*SHORT EXERCISE*
Do not repeat pictures. Repeat exactly the lines of the listing below from its first line through the line with "18, 52, 22]".

— start DATA SHOWN —

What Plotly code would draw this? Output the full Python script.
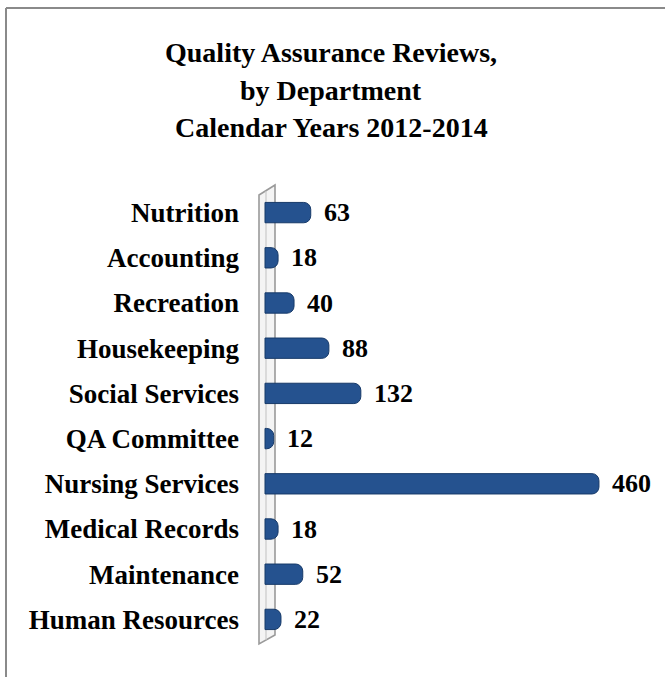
import plotly.graph_objects as go

# Reviews per department, top to bottom as listed
departments = [
    "Nutrition", "Accounting", "Recreation", "Housekeeping", "Social Services",
    "QA Committee", "Nursing Services", "Medical Records", "Maintenance",
    "Human Resources",
]
reviews = [63, 18, 40, 88, 132, 12, 460, 18, 52, 22]

title_lines = [
    "Quality Assurance Reviews,",
    "by Department",
    "Calendar Years 2012-2014",
]

W, H = 665, 677
M_L, M_R, M_T, M_B = 242, 0, 190, 35
PLOT_W = W - M_L - M_R
PLOT_H = H - M_T - M_B

# horizontal scale: zero sits a little to the right of the plot's left edge
PX_PER_UNIT = 0.726
ZERO_OFFSET = 23
x_min = -ZERO_OFFSET / PX_PER_UNIT
x_max = x_min + PLOT_W / PX_PER_UNIT

SERIF = "Liberation Serif, Times New Roman, serif"
BAR_FILL = "#25528F"
BAR_EDGE = "#173A69"


def px_to_paper(px, py):
    return (px - M_L) / PLOT_W, 1 - (py - M_T) / PLOT_H


fig = go.Figure()

fig.add_trace(go.Bar(
    x=reviews,
    y=departments,
    orientation="h",
    width=0.45,
    marker=dict(color=BAR_FILL, line=dict(color=BAR_EDGE, width=1), cornerradius=7),
    hoverinfo="x+y",
))

# value labels just past the end of each bar
annotations = []
for dept, val in zip(departments, reviews):
    annotations.append(dict(
        x=val, y=dept, xref="x", yref="y",
        text=f"<b>{val}</b>", showarrow=False,
        xanchor="left", yanchor="middle", xshift=11,
        font=dict(family=SERIF, size=26, color="black"),
    ))

# title block, one annotation per line
for i, line in enumerate(title_lines):
    tx, ty = px_to_paper(331, 53 + 37.5 * i)
    annotations.append(dict(
        x=tx, y=ty, xref="paper", yref="paper",
        xanchor="center", yanchor="middle", showarrow=False,
        text=f"<b>{line}</b>",
        font=dict(family=SERIF, size=28, color="black"),
    ))

shapes = []

# thin slanted wall behind the bars
wall = [(259, 195), (275, 185), (275, 635), (259, 644)]
pts = [px_to_paper(*p) for p in wall]
path = "M " + " L ".join(f"{x:.5f},{y:.5f}" for x, y in pts) + " Z"
shapes.append(dict(
    type="path", path=path, xref="paper", yref="paper", layer="below",
    fillcolor="#F4F4F4", line=dict(color="#9A9A9A", width=1.6),
))
# inner edge of the wall
ix0, iy0 = px_to_paper(266, 191)
ix1, iy1 = px_to_paper(266, 640)
shapes.append(dict(
    type="line", x0=ix0, y0=iy0, x1=ix1, y1=iy1, xref="paper", yref="paper",
    layer="below", line=dict(color="#C8C8C8", width=1.2),
))

# outer frame (top and left edges)
fx0, fy0 = px_to_paper(6, 8)
fx1, _ = px_to_paper(W + 5, 8)
_, fy1 = px_to_paper(6, H + 5)
shapes.append(dict(type="line", x0=fx0, y0=fy0, x1=fx1, y1=fy0, xref="paper", yref="paper",
                   line=dict(color="#8A8A8A", width=2)))
shapes.append(dict(type="line", x0=fx0, y0=fy0, x1=fx0, y1=fy1, xref="paper", yref="paper",
                   line=dict(color="#8A8A8A", width=2)))

fig.update_layout(
    width=W, height=H,
    margin=dict(l=M_L, r=M_R, t=M_T, b=M_B, autoexpand=False),
    paper_bgcolor="white", plot_bgcolor="white",
    showlegend=False,
    annotations=annotations,
    shapes=shapes,
    xaxis=dict(range=[x_min, x_max], visible=False, fixedrange=True),
    yaxis=dict(
        categoryorder="array", categoryarray=departments, autorange="reversed",
        showgrid=False, zeroline=False, showline=False, ticks="",
        tickfont=dict(family=SERIF, size=27, color="black", weight="bold"),
        ticklabelstandoff=2,
    ),
)

fig.write_html("out.html")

— end DATA SHOWN —

*SOLUTION FOR THIS PROBLEM*
What Plotly code would draw this? Output the full Python script.
import plotly.graph_objects as go

# Reviews per department, top to bottom as listed
departments = [
    "Nutrition", "Accounting", "Recreation", "Housekeeping", "Social Services",
    "QA Committee", "Nursing Services", "Medical Records", "Maintenance",
    "Human Resources",
]
reviews = [63, 18, 40, 88, 132, 12, 460, 18, 52, 22]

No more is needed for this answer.